No taxable supply on salary sacrifice adjustment

In Pertemps Limited v HM Revenue & Customs [2018] UKFTT 0369 (TCC) the Tax Chamber of the First-tier Tribunal (FTT) has allowed appeals against assessments to VAT which HMRC contended was payable on a “margin” said to have been charged by Pertemps on operating a salary sacrifice scheme.

Various Pertemps companies, acting as employment businesses, supplied their own employees to work for end-users in circumstances which gave rise to a right for the employees to deduct travel and subsistence expenses from their earnings for the purposes of income tax and NIC.

Pertemps offered its employees the Mobile Advantage Plan (MAP) which gave an employee who signed up to MAP the opportunity to sacrifice an amount of salary in return for a right to reimbursement of expenses. The amount of expenses reimbursed was less, by 50p (latterly £1) per shift than the amount of expenses incurred. This was called the MAP adjustment.  HMRC issued a dispensation under the Income Tax (Earnings and Pensions) Act 2003, s 65 (as it then stood) taking the reimbursed expenses out of the charge to tax and NIC.

However another department of HMRC then claimed that the MAP adjustment was subject to VAT because it amounted to consideration for a taxable supply by Pertemps to its employees of a service, claimed by HMRC to be administration of the MAP scheme itself.

The FTT disagreed, allowing the appeal of Pertemps against assessments to VAT totalling some £716,000, with further assessments standing behind these appeals.

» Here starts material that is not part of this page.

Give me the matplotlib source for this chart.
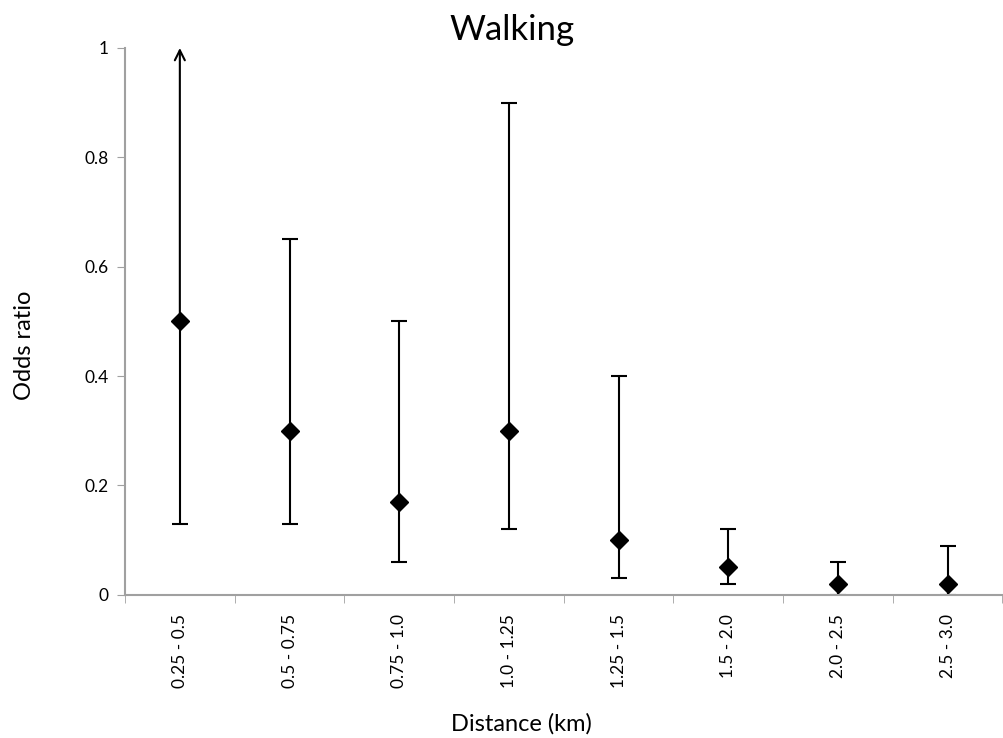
import matplotlib.pyplot as plt
import numpy as np

plt.rcParams["font.family"] = ["Lato", "DejaVu Sans"]

categories = ["0.25 - 0.5", "0.5 - 0.75", "0.75 - 1.0", "1.0 - 1.25",
              "1.25 - 1.5", "1.5 - 2.0", "2.0 - 2.5", "2.5 - 3.0"]
odds = [0.5, 0.3, 0.17, 0.3, 0.1, 0.05, 0.02, 0.02]
ci_low = [0.13, 0.13, 0.06, 0.12, 0.03, 0.02, 0.0, 0.0]
ci_high = [1.0, 0.65, 0.5, 0.9, 0.4, 0.12, 0.06, 0.09]
# first interval runs off the top of the axis (drawn as an arrow)
open_top = [True, False, False, False, False, False, False, False]

x = np.arange(len(categories))

fig = plt.figure(figsize=(10.04, 7.38), dpi=100)
ax = fig.add_axes([0.1245, 0.194, 0.874, 0.741])

for i in x:
    if open_top[i]:
        ax.errorbar(i, odds[i], yerr=[[odds[i] - ci_low[i]], [0]],
                    fmt="none", ecolor="black", elinewidth=1.5,
                    capsize=5.5, capthick=1.5)
        ax.annotate("", xy=(i, ci_high[i]), xytext=(i, odds[i]),
                    arrowprops=dict(arrowstyle="->", color="black",
                                    lw=1.5, mutation_scale=18,
                                    shrinkA=0, shrinkB=0))
    else:
        ax.errorbar(i, odds[i],
                    yerr=[[odds[i] - ci_low[i]], [ci_high[i] - odds[i]]],
                    fmt="none", ecolor="black", elinewidth=1.5,
                    capsize=5.5, capthick=1.5)

ax.plot(x, odds, linestyle="none", marker="D", markersize=9,
        color="black", zorder=5, clip_on=False)

ax.set_xlim(-0.5, len(categories) - 0.5)
ax.set_ylim(0, 1)
ax.set_yticks([0, 0.2, 0.4, 0.6, 0.8, 1.0])
ax.set_yticklabels(["0", "0.2", "0.4", "0.6", "0.8", "1"])
ax.set_xticks(x)
ax.set_xticklabels(categories, rotation=90)
ax.set_xticks(np.arange(-0.5, len(categories), 1), minor=True)

ax.tick_params(axis="x", which="major", length=0, pad=14, labelsize=12.5)
ax.tick_params(axis="x", which="minor", length=6, color="#a0a0a0",
               direction="out")
ax.tick_params(axis="y", length=6, color="#a0a0a0", labelsize=12.5, pad=6)

for side in ["top", "right"]:
    ax.spines[side].set_visible(False)
for side in ["left", "bottom"]:
    ax.spines[side].set_color("#a0a0a0")
    ax.spines[side].set_linewidth(1.5)

fig.text(512 / 1004, 1 - 30 / 738, "Walking", fontsize=25,
         ha="center", va="center")

ax.set_ylabel("Odds ratio", fontsize=17)
ax.yaxis.set_label_coords(-0.114, 0.457)
ax.yaxis.label.set_va("center")

ax.set_xlabel("Distance (km)", fontsize=17)
ax.xaxis.set_label_coords(0.452, -0.236)
ax.xaxis.label.set_va("center")

fig.savefig("out.png", dpi=100)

The FTT held that there was no supply of services for VAT purposes to participating employees. There was (it held) a “supply” for “consideration” within the meaning of Article 2 of the Principal VAT Directive. The FTT, taking a different approach from that advanced by HMRC, characterised that supply as being “exchange by the employee of a right to receive salary for a right to receive a payment of expenses for a consideration, the MAP adjustment”. However that supply, which formed part of the internal administration of Pertemps, did not constitute an economic activity of Pertemps within the meaning of Article 9 and was, accordingly, not a taxable supply.

There was another ground of appeal on which Pertemps would have succeeded anyway. Even if the MAP adjustment had been consideration for an otherwise taxable supply, the supply was in fact an exempt supply within the Value Added Tax Act 1994, Schedule 9, Group 5, Item 1. It involved an exchange by the employee of a right to payment of part of the original salary for a right to receive an expenses payment of a lower amount. This was a “dealing in money” and therefore an exempt supply.

Timothy Brennan QC acted for Pertemps Limited, the successful appellant.